Applies to file-based schemas. Specifies the character used to wrap any field that contains the field delimiter character. For example, if fields are delimited by a comma, then if a field contains a comma, that field must be wrapped in a quotation mark, as specified by QuoteChar.
If the character specified by QuoteChar is used within any field that is already wrapped in quotation marks, see the DoubleQuote and EscapeChar settings.
Applies to file-based schemas. Specifies how to handle space characters that appear within a field after the field delimiter. If this option is Yes, initial space characters are trimmed when the data is loaded. Note that you can also define a transformation that trims whitespace on a field-by-field basis.

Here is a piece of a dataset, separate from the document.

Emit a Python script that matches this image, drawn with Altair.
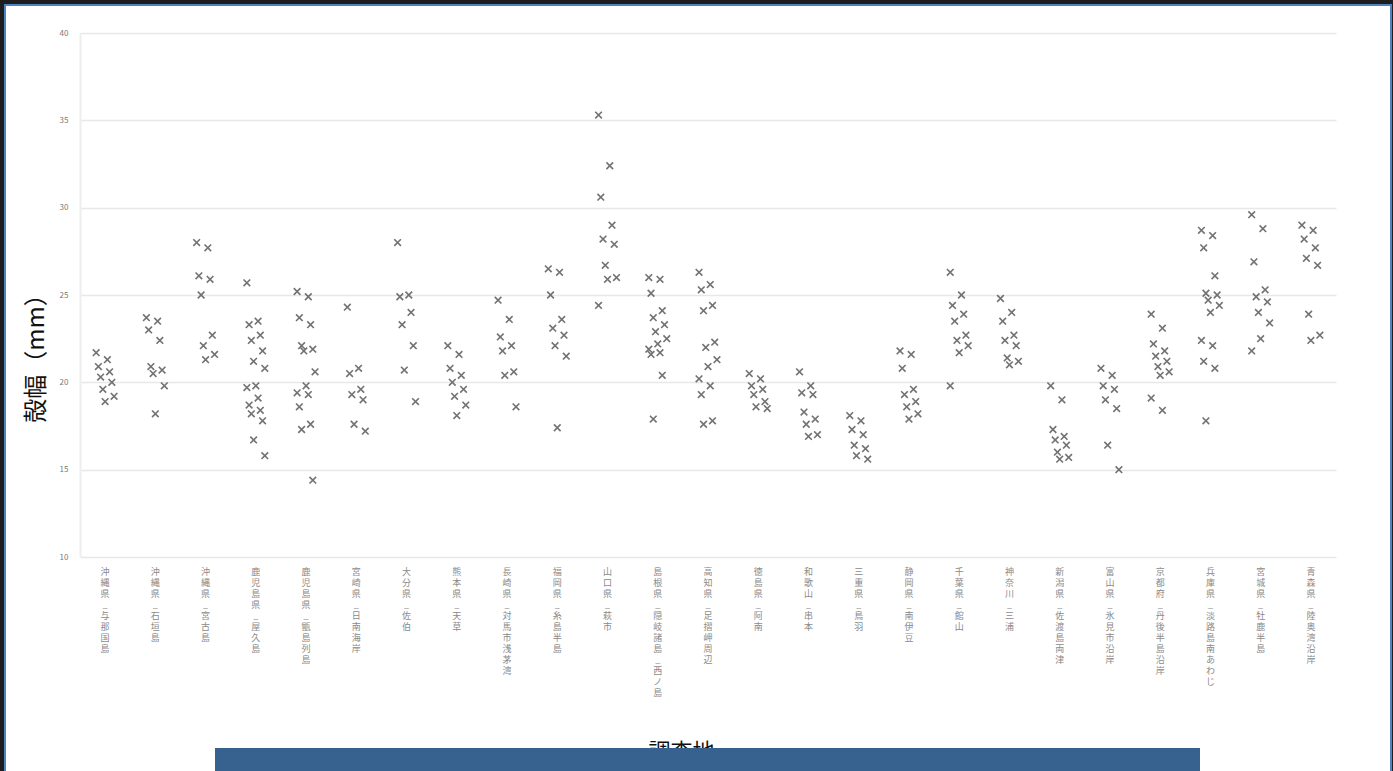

Applies to file-based schemas. Specifies whether the files have a header row. Select Yes or No. The header row is ignored when the data is loaded.
Editing Schema Fields
For any kind of data source, when you edit the schema, the bottom part of the page displays a table labeled Schema Fields. Here you can modify the schema fields as follows:
-
To specify the primary key for this schema, click the Primary Key check box for all the fields that make up the primary key.
-
To modify other details for a specific field, click the Edit Attributes icon for that field. This displays a dialog box where you can edit the following:
-
Data Type—Specifies the data type for this field.
-
Description—Specifies an optional description for the field.
-
Required—Specifies whether this field is permitted to be null. If a field is required, an error is thrown if the value is null.
-
Default Value—Specifies the value to use if this field is null.
-
Data Format (for date, time, and timestamp fields)—Select the format that data is expected to be in for this field.
-
Min Value (for double and integer fields)—Specifies the minimum allowed value of this field.
-
Max Value (for double and integer fields)—Specifies the maximum allowed value of this field.
-
Scale Value (for double fields)—Specifies the number of digits to display after the decimal point. This has no effect on how data is stored.
-
Length Value (for string fields)—Specifies the maximum number of characters allowed in this field.
When you are done with this dialog box, click Save to save these changes or Cancel to discard them.
-
Publishing a Schema
A schema cannot be used in recipes unless it has been published. To publish a schema:
-
Display it.
-
Click Publish Schema in the upper right.
Reimporting a Schema
To reimport a schema:
-
Display it.
-
Click Re-import Schema in the upper right. This change automatically creates a new draft of the schema.
-
Edit the schema again as needed.
If the schema has not yet been published, you cannot reimport it. You can, however, delete it and then import it again.
Deleting a Schema
To delete a schema:
-
Display it.
-
Click Delete in the upper right.
-
Click Delete to confirm.
You cannot delete a schema that is used in a recipe; if you attempt to do so, you are notified about any recipe activities that depend on this schema. You can then go edit the recipe to remove the dependency.